2577 sayılı İdari Yargılama Usulü Kanunu’nun 46. maddesinin 2. fıkrasında; özel kanunlarında ayrı süre gösterilmeyen hâllerde, Danıştay dava daireleri ile idare ve vergi mahkemelerinin nihaî kararlarına karşı tebliğ tarihini izleyen otuz gün içinde Danıştay’da temyiz yoluna başvurulabileceği, 48. maddesinin 6. fıkrasında; temyizin kanuni süre geçtikten sonra yapılması hâlinde kararı veren mahkeme, ilk derece mahkemesi olarak davaya bakan Danıştay dairesinin temyiz isteminin reddine karar vereceği; aynı maddenin 7. fıkrasında ise, temyizin kanuni süre geçtikten sonra yapıldığının dosyanın gönderildiği Danıştay’ın ilgili dairesi ve kurulunca saptanması hâlinde 6. fıkrada sözü edilen kararın daire ve kurulca verileceği kurala bağlanmıştır.
Dosyanın incelenmesinden; temyizen incelenerek bozulması istenen Mahkeme kararının davacıya 26.02.2016 tarihinde tebliğ edildiği, bu karara karşı en geç 28.03.2016 tarihine kadar temyiz isteminde bulunulması gerekirken, 29.03.2016 tarihinde …. İdare Mahkemesi kayıtlarına giren dilekçe ile temyiz isteminde bulunulduğu anlaşıldığından, süre aşımı nedeniyle temyiz isteminin incelenmesine yasal olanak bulunmamaktadır.

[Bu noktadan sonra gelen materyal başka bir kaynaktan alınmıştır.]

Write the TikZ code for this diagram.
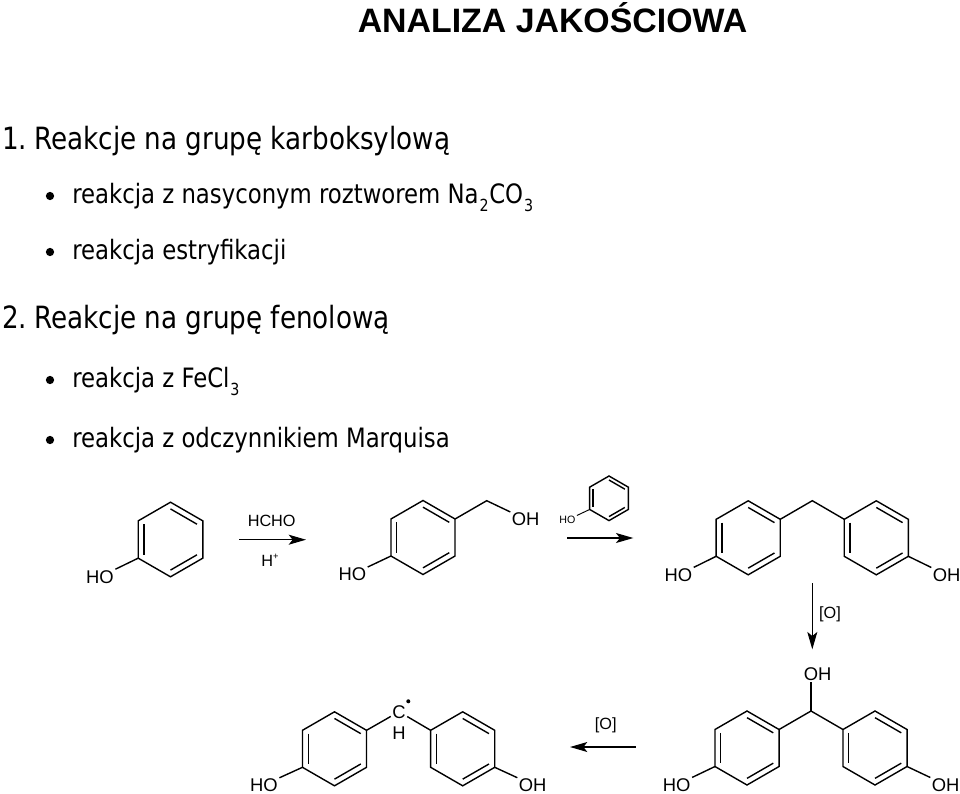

Açıklanan nedenle; TEMYİZ İSTEMİNİN SÜRE AŞIMI NEDENİYLE REDDİNE, dosyanın … İdare Mahkemesi’ne gönderilmesine, bu kararın tebliğ tarihinden itibaren 15 gün içerisinde kararın düzeltilmesi yolu açık olmak üzere, 06.01.2017 tarihinde oybirliğiyle karar verildi.